I first noticed this with a colony of yellow polyps. I fed them mysis, spirulina enhanced brine shrimp, cyclopeeze and phyto. I noticed that while they would ingest the mysis and brine shrimp (which was cool) it didn't seem to do much for them. The cyclopeeze seemed better, it would only stay in them for a day or two and they grew better than they did from the brine shrimp or mysis. When I started dosing large amounts of phyto into the tank and stopped feeding brine and mysis altogether is when I saw my greatest results. They were growing and rapidly reproducing! This experiment was anecdotal, the increase in available phyto could have caused a sharp boom in my pod population which could have been feeding them, I don't know.
In any event this intrigued me and led me to an article for animals that like my snake reference applies here:
Suppose you have three foods to feed your coral. I'm going to make up foods and numbers for illustration purposes.
Food A contains 100 calories
Food B contains 80 calories
Fooc C contains 70 calories
Food A requires 60 calories to digest and expel any waste
Food B require 30 calories to digest and expel any waste
Food C requires 10 calories to digest and expel any waste
Again I'm not saying we should use "calories" to gauge coral food, I'm using a human analogy to illustrate a point.

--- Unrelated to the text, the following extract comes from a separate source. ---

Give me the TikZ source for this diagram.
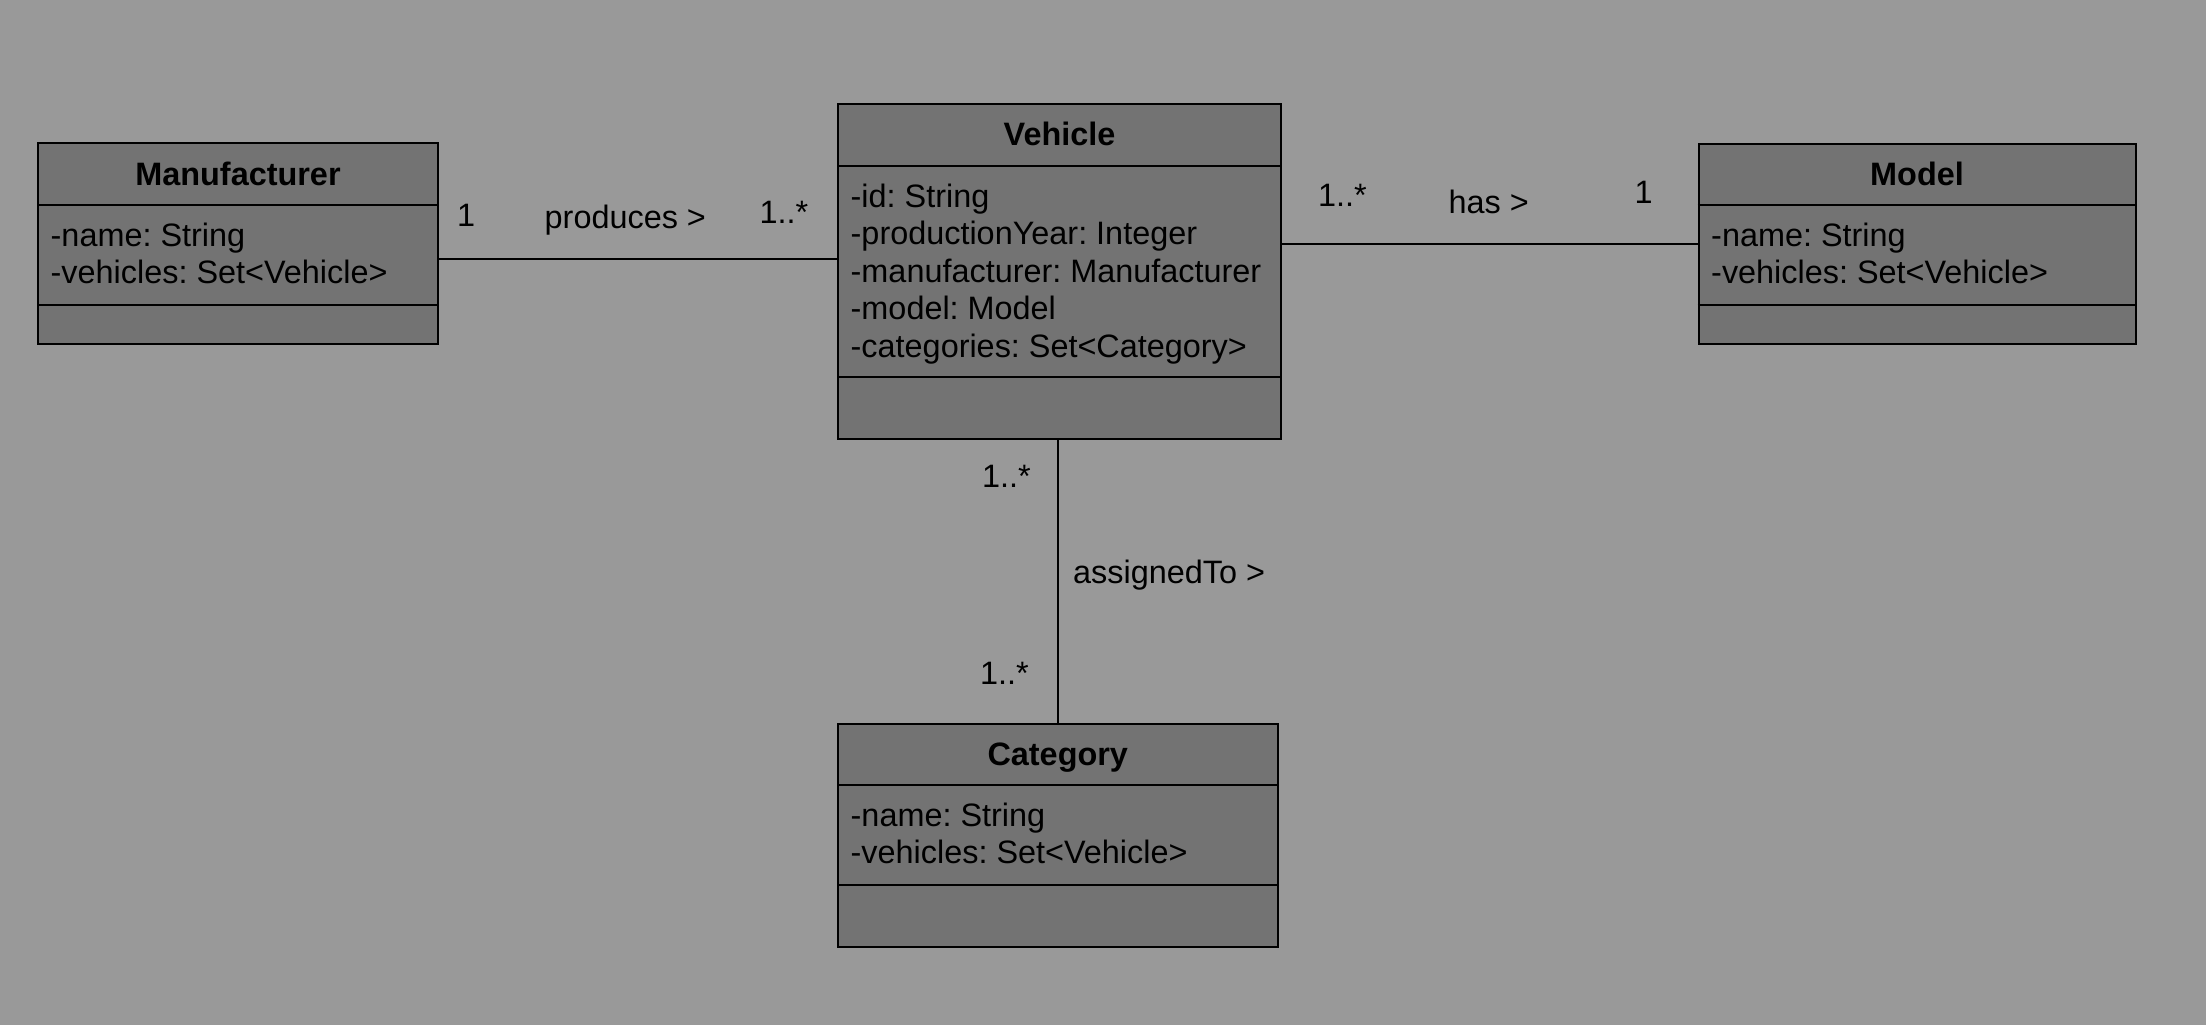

Food A (100 calories - 60 calories to digest and process) = 40 net calories
Food B (80 calories - 30 calories to digest and process) = 50 net calories
Food C (70 calories - 10 calories to digest and process) = 60 net calories
SPS, with the exception of the montipora genus, seem to not rely on zoaplankton as much as we thought a few years ago. It now appears that bacteria are their food source along with building block materials such as amino acids as is evidenced by zeolite tanks. Even non zeolite tanks that employ "heavy stocking, heavy feeding and heavy skimming" are making use of the same principals as zeolite tanks only via nature and not a bottle. It appears that sps do not eat the "food" we've been giving but rather they eat what eats the food we've been giving them. Namely the excess bacteria thriving off this excess food.
Softies such as the yellow polyps, while certainly able to swallow large prey seem to grow and reproduce better on very small, highly nutritious and easy to digest meals. I wonder if other softies are similar to this species.
Which leads me to the reason of this post in the first place, LPS. If yellow polyps do so well with small food, how about acans, dendros, micros, candycanes? Would these do better on a diet of phyto, cyclopeese, or pellet? I've experimented by dosing aminos and sugars (The Fauna Marin product meant for sps tanks.) to see how the lps like it. I can attest to it's use in an sps tank as I was able to grow sps under 108 watts of T5. I don't think they would have had the energy necessary to grow with such little photosynthesis going on. It certainly does appear that they were able to get quite a bit of nutrition from the water column in that case.
Anyhow, what have you guys found? What caused your corals to grow faster than other foods?